Album Review: Led Zeppelin I

In the days of my youth, I was told what it means to be a man,
Now I've reached that age, I've tried to do all those things the best I can.
No matter how I try, I find my way into the same old jam.


I remember back in the day when I went to the store and bought three cds: Vertical Horizon’s Everything You Want, some soundtrack, and Led Zeppelin I. I listened to VH and it was okay, I listened to that soundtrack and…meh, I then listened to LZ I and it completely blew all the other crap I was listening to out of the sky. I have never heard an album that has the perfect mix of soul, rock, blues, and rhythm as Led Zeppelin I has.

With that being, here’s my track-by-track critique.

Good Times, Bad Times
So imagine it’s 1969 and the Beach Boys, Mamas and the Papas, and Creedence is dominating the air waves. Led Zeppelin, being the latest version of The Yardbirds, come out with I and you sit down to give it a listen on the headphones. Good Times, Bad Times starts out bursting with a loud, slow beat on the drums with Jimmy Pages guitar backing it up. For the 60’s it had to be the ultimate album intro.
Throw in the electrifying Page solo and the addicting chorus and this immediately grabs you by the ears.

Babe I’m Gonna Leave You
I think this is one of the most underrated songs of all time. With the gentile acoustic guitar intro, the unbelievable soulful voice by Robert Plant, and the emotion in the lyrics this was supposed to be how power ballads were supposed to be made.

The crashing chorus of drums, guitar, and bass make for a heart pumping chapters within the song. What I really like in this song is the interlacing of acoustic guitar and Plant’s voice inbetween choruses. It’s probably one of the few songs where I actually believe in the singer and what he/she is singing

You Shook Me
The Blues, you have to love the blues. This could be one of the first times blues was seamlessly fused into hard rock. This song also has the most god awful editing mistake I have ever heard. Somewhere during the solo you can hear Plant trailing off with his vocals when suddenly his voice goes from really low to screaming loud. It’s as if a blind engineer did a terrible splicing job on the reel-to-reel.

A lot of people criticize Led Zeppelin for the way they “use” lyrics from previous blues musicians, the thing is, that’s the blues. The blues is simple and focuses on the impromptu element in performance. Saying someone ripped off a blues musician is like blaming someone for speeding.

Dazed and Confused
This could be the greatest rock song ever.

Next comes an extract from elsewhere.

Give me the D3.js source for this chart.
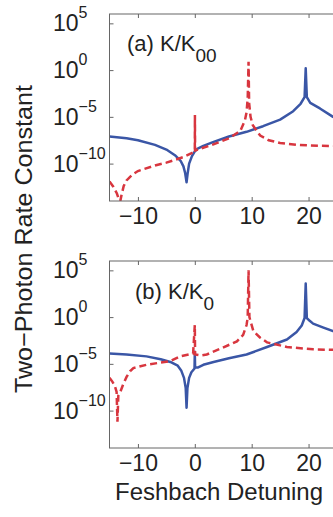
<!DOCTYPE html>
<html>
<head>
<meta charset="utf-8">
<script src="https://cdn.jsdelivr.net/npm/d3@7"></script>
<style>
body { margin: 0; background: #fff; }
text { font-family: "Liberation Sans", Arial, Helvetica, sans-serif; fill: #222; }
</style>
</head>
<body>
<script>
// tick values
var xTicks = [-10, 0, 10, 20];
var yTickExps = [5, 0, -5, -10];

// panel labels
var panelNames = ['(a) K/K', '(b)  K/K'];
var panelSubs = ['00', '0'];

// curves: [detuning, log10(rate)]
var blueA = [[-15,-7.1],[-12,-7.3],[-10,-7.5],[-7,-8.0],[-5,-8.5],[-3.5,-9.1],[-2.5,-9.7],[-2.0,-10.3],
	[-1.7,-11.0],[-1.45,-12.0],[-1.25,-11.0],[-1.0,-10.0],[-0.5,-9.2],[0,-8.7],[0.5,-8.4],[1.5,-8.1],
	[3.2,-7.7],[6,-7.1],[9.1,-6.6],[12,-6.0],[15,-5.3],[17.3,-4.4],[18.6,-3.6],[19.3,-2.9],[19.5,0.2],
	[19.7,-2.9],[20.3,-3.5],[22,-4.1],[24.3,-5.0],[28,-5.8]];
var redA = [[-15,-11.9],[-14.3,-12.5],[-13.7,-13.2],[-13.3,-13.9],[-13.1,-14.0],[-12.9,-13.4],[-12.5,-12.4],
	[-12,-11.8],[-11,-11.2],[-10,-10.8],[-7,-10.2],[-5,-9.9],[-2,-9.3],[-0.3,-8.8],[0,-8.6],[0.02,-4.8],
	[0.05,-8.6],[1,-8.4],[3,-8.0],[6,-7.3],[8,-6.5],[8.8,-5.4],[9.1,-4.5],[9.3,-3.0],[9.45,0.9],[9.55,-3.5],
	[9.8,-5.0],[10.2,-5.9],[11.5,-7.0],[13,-7.5],[15,-7.8],[18,-8.0],[22,-8.1],[28,-8.15]];
var blueB = [[-15,-3.9],[-12,-4.0],[-8.5,-4.2],[-6,-4.5],[-4.3,-4.8],[-3,-5.2],[-2.4,-5.7],[-1.9,-6.5],
	[-1.6,-7.6],[-1.45,-9.7],[-1.3,-7.6],[-1.0,-6.5],[-0.6,-5.9],[-0.05,-5.5],[0,-3.7],[0.05,-5.4],
	[0.5,-5.4],[1.5,-5.1],[3.3,-4.8],[6,-4.4],[9.1,-4.0],[12.7,-3.2],[16.2,-2.4],[17.9,-1.6],[18.8,-0.9],
	[19.3,-0.1],[19.5,3.6],[19.7,-0.1],[20.2,-0.4],[20.8,-0.7],[22.5,-1.1],[24.3,-1.5],[28,-2.0]];
var redB = [[-15,-6.5],[-14.5,-6.9],[-14.1,-7.3],[-13.75,-8.0],[-13.6,-11.2],[-13.45,-8.4],[-13.1,-8.0],
	[-12.6,-7.2],[-12.0,-6.4],[-11.4,-5.8],[-10.8,-5.45],[-8.5,-5.1],[-4.3,-4.7],[-2.6,-4.2],[-0.3,-3.9],
	[0,-0.85],[0.05,-4.0],[1,-4.1],[2.1,-4.0],[4.4,-3.4],[7.4,-2.6],[8.5,-1.9],[9.1,-0.85],[9.3,0.0],
	[9.45,5.0],[9.6,0.0],[10.3,-1.5],[11.5,-2.2],[12.7,-2.7],[16.2,-3.2],[20.8,-3.45],[24.3,-3.5],[28,-3.55]];

var svgWidth = 333;
var svgHeight = 517;
var blue = '#3a56a6';
var red = '#d8363f';

var svg = d3.select('body')
	.append('svg')
	.attr('width', svgWidth)
	.attr('height', svgHeight);

var x = d3.scaleLinear().domain([-15, 40]).range([109.5, 422.3]);

var panels = [
	{top: 14, bottom: 201, blue: blueA, red: redA, lx: 127, ly: 51},
	{top: 261, bottom: 448, blue: blueB, red: redB, lx: 135, ly: 299}
];

panels.forEach(function(p, i) {
	var y = d3.scaleLog().domain([1e-14, 1e6]).range([p.bottom, p.top]);
	var g = svg.append('g');

	g.append('clipPath')
		.attr('id', 'clip' + i)
		.append('rect')
		.attr('x', x(-15))
		.attr('y', p.top)
		.attr('width', x(40) - x(-15))
		.attr('height', p.bottom - p.top);

	var line = d3.line()
		.x(function(d) { return x(d[0]); })
		.y(function(d) { return y(Math.pow(10, d[1])); });

	g.append('path')
		.datum(p.blue)
		.attr('clip-path', 'url(#clip' + i + ')')
		.attr('d', line)
		.attr('fill', 'none')
		.attr('stroke', blue)
		.attr('stroke-width', 2.5)
		.attr('stroke-linejoin', 'round');

	g.append('path')
		.datum(p.red)
		.attr('clip-path', 'url(#clip' + i + ')')
		.attr('d', line)
		.attr('fill', 'none')
		.attr('stroke', red)
		.attr('stroke-width', 2.5)
		.attr('stroke-dasharray', '7,4');

	// box
	g.append('rect')
		.attr('x', x(-15))
		.attr('y', p.top)
		.attr('width', x(40) - x(-15))
		.attr('height', p.bottom - p.top)
		.attr('fill', 'none')
		.attr('stroke', '#666')
		.attr('stroke-width', 1);

	var bottomAxis = g.append('g')
		.attr('transform', 'translate(0,' + p.bottom + ')')
		.call(d3.axisBottom(x)
			.tickValues(xTicks)
			.tickSizeInner(-4)
			.tickSizeOuter(0)
			.tickPadding(7)
			.tickFormat(function(d) { return d < 0 ? '\u2212' + (-d) : d; }));
	bottomAxis.select('.domain').remove();
	bottomAxis.selectAll('line').attr('stroke', '#666');
	bottomAxis.selectAll('text')
		.attr('font-size', 23)
		.attr('font-family', '"Liberation Sans", Arial, sans-serif')
		.attr('fill', '#222');

	var topAxis = g.append('g')
		.attr('transform', 'translate(0,' + p.top + ')')
		.call(d3.axisTop(x).tickValues(xTicks).tickSizeInner(-4).tickSizeOuter(0).tickFormat(''));
	topAxis.select('.domain').remove();
	topAxis.selectAll('line').attr('stroke', '#666');

	var leftAxis = g.append('g')
		.attr('transform', 'translate(' + x(-15) + ',0)')
		.call(d3.axisLeft(y)
			.tickValues(yTickExps.map(function(e) { return Math.pow(10, e); }))
			.tickSizeInner(-4)
			.tickSizeOuter(0)
			.tickFormat(''));
	leftAxis.select('.domain').remove();
	leftAxis.selectAll('line').attr('stroke', '#666');

	// 10^n labels
	var lab = g.selectAll('text.ylab')
		.data(yTickExps)
		.enter()
		.append('text')
		.attr('class', 'ylab')
		.attr('x', 53)
		.attr('y', function(d) { return y(Math.pow(10, d)) + 8; })
		.attr('font-size', 23);
	lab.append('tspan').text('10');
	lab.append('tspan')
		.attr('font-size', 16)
		.attr('dy', -13)
		.text(function(d) { return d < 0 ? '\u2212' + (-d) : d; });

	// panel label
	var name = g.append('text')
		.attr('x', p.lx)
		.attr('y', p.ly)
		.attr('font-size', 22);
	name.append('tspan').text(panelNames[i]);
	name.append('tspan').attr('dy', 11).attr('font-size', 19).text(panelSubs[i]);
});

svg.append('text')
	.attr('transform', 'translate(32,239) rotate(-90)')
	.attr('text-anchor', 'middle')
	.attr('font-size', 24)
	.attr('textLength', 308)
	.attr('lengthAdjust', 'spacingAndGlyphs')
	.text('Two\u2212Photon Rate Constant');

svg.append('text')
	.attr('x', 115)
	.attr('y', 500)
	.attr('font-size', 23)
	.attr('textLength', 208)
	.attr('lengthAdjust', 'spacingAndGlyphs')
	.text('Feshbach Detuning');
</script>
</body>
</html>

I never cared for the movie but I dare any one of you to put this on the headphones before you fall asleep and “feel” this song. The soothing blues verse and the thunderous climax of each verse makes you just want to be in that studio when they figured this song out. It had to be magical!
The emotion grows and grows as each verse is sung. You can hear it in Plant’s voice.

What people never give credence to in this song is the amazing instrumental. This is arguably the four most talented musicians at the peak of anything they’ve ever done.
John Paul Jones with the subtle and interesting base line
John Bonham with the explosion on the drums
Jimmy Page with the right mix of tempo and sound.
Robert Plant with the emotion and knowing when (and when not to) sing

Forget Stairway to Heaven, listen to this song and try to feel the passion and emotion in this song. For those that don’t “get” hard rock, listen to this song because it could be the only thing that will sway their opinion.

Your Time is Gonna Come
I never noticed how they have two songs with the word “gonna” in the title. I suppose it sound better than “You’re time is going to come”…whatever
This actually somewhat fits in with the hippy ways of the late 60’s with the chorus that everyone can chant. I guess I think of a bonfire on the beach and flower children everywhere singing this.

Black Mountain Side
As many changes as this album takes this maybe the most ‘out of left field’ change in whole piece. Basically it’s Jimmy Page playing around on the acoustic guitar with John Bonham bangin on the bongos.

Communication Breakdown
The name Led Zeppelin came about when The Who’s drummer, Keith Moon described this new rendition of The Yardbirds as ‘…going over like a lead zeppelin’ meaning that they were going to suck. With Communication Breakdown and comparing it to The Who at the time, it’s really no contest because while The Who were stuck in the british pop of things, Led Zeppelin with Communication Breakdown was revolutionizing music.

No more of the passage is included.